De momento también vivimos la hora de los desleales, de los que tratan de huir de su pasado de servidumbre a los poderosos. Esto también es un dato. El ministro español de Asuntos Exteriores se ha apresurado a decir algo increíble en boca de un diplomático, sobre todo de Madrid: «Ha ganado uno de los nuestros», ¿«Uno de los nuestros», Sr. Margallo? ¿Son ustedes de los «nuestros»? La declaración transparenta la gran debilidad de los gobiernos que, desde una realidad de ruina social, dirigen agónicamente las últimas singladuras del neocapitalismo. Tal cosa ha de concitar una concentrada atención por parte de naciones como Euskal Herria, Irlanda del norte, Escocia, Córcega, Flandes... Los nacionalismos liberadores que pueden operar en el seno de tales pueblos han de centrar ahora con mucho rigor su puntería política. No es el momento de acentuar la autocrítica sobre estos procesos nacionalistas sino de concentrar todas las fuerzas implicadas en los mismos a fin de impedir su debilitamiento.

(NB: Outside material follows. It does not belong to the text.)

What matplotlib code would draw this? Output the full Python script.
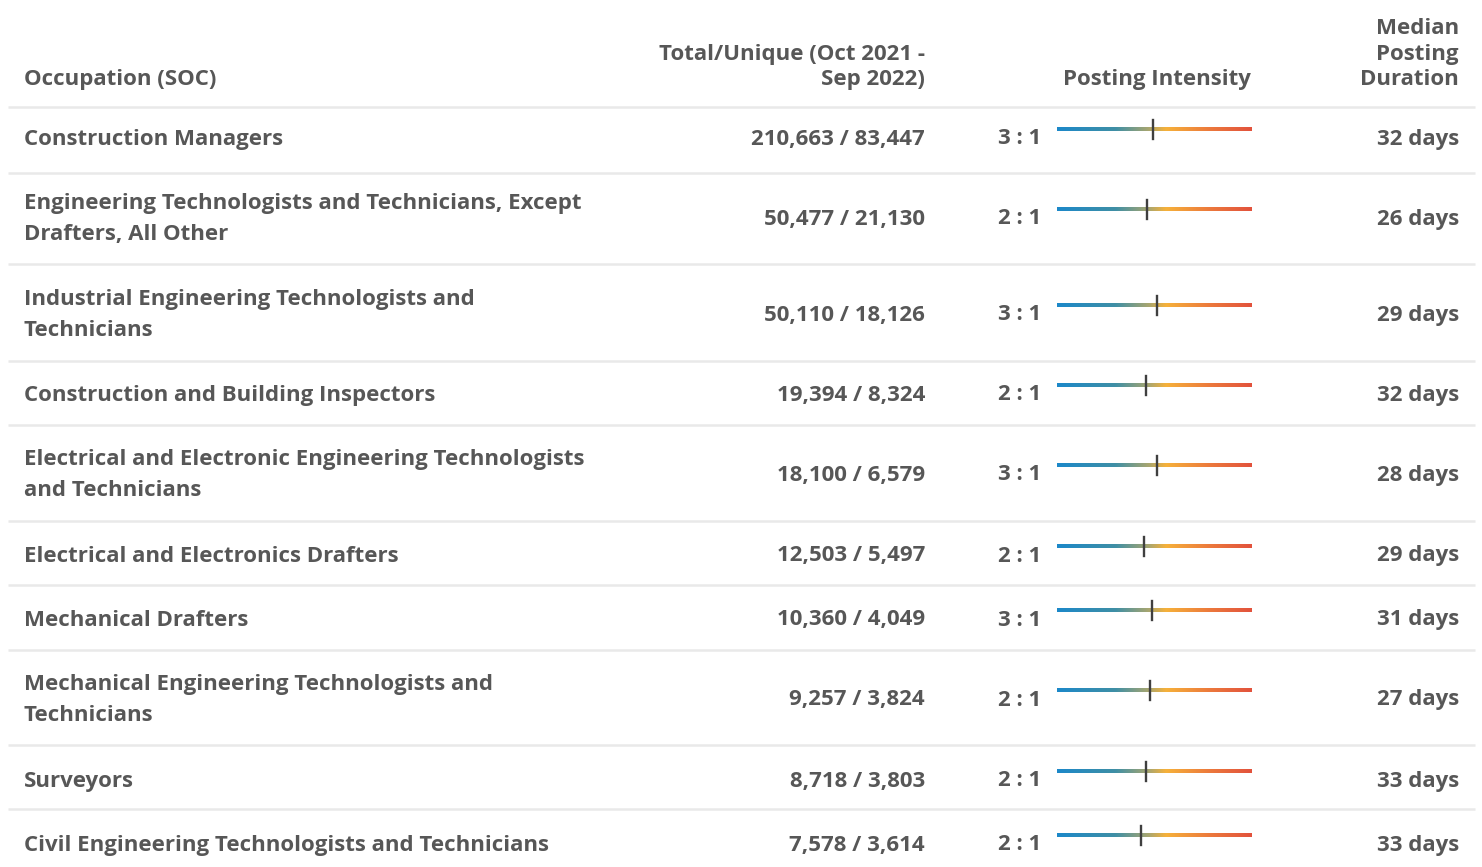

Los purismos en cuanto a la velocidad del proceso liberador pueden dañar, aunque ya no destruir, los esfuerzos colectivos que desde la calle están respaldando la toma de las instituciones. La victoria tienta a veces la entraña de los victoriosos. Lo indicado es que crezca la gran ofensiva con el diseño de una política que abarque todos los planos de la futura sociedad tanto en lo que hace a los grandes principios de la libertad y la democracia, como en lo que se refiere a l socialización de los cimientos económicos y a la reedificación de los grandes bienes colectivos de la educación, de la sanidad, de la convivencia honesta y justa. Se trata, en definitiva, de clamar contra los signos de pobreza y desigualdad perfectamente visibles en todos los planos, como los que desvelan la violencia institucional creciente, la criminal explotación de los ciudadanos o la corrupción de la justicia y de la información. Unos signos que no cabe obviar con políticas manipuladoras frente a las que hay que proyectar los símbolos que levantan a los pueblos de su postración. Esos pueblos han de mantener la presión mediante dos grandes estímulos: la ocupación de la calle y la fe en sí mismos.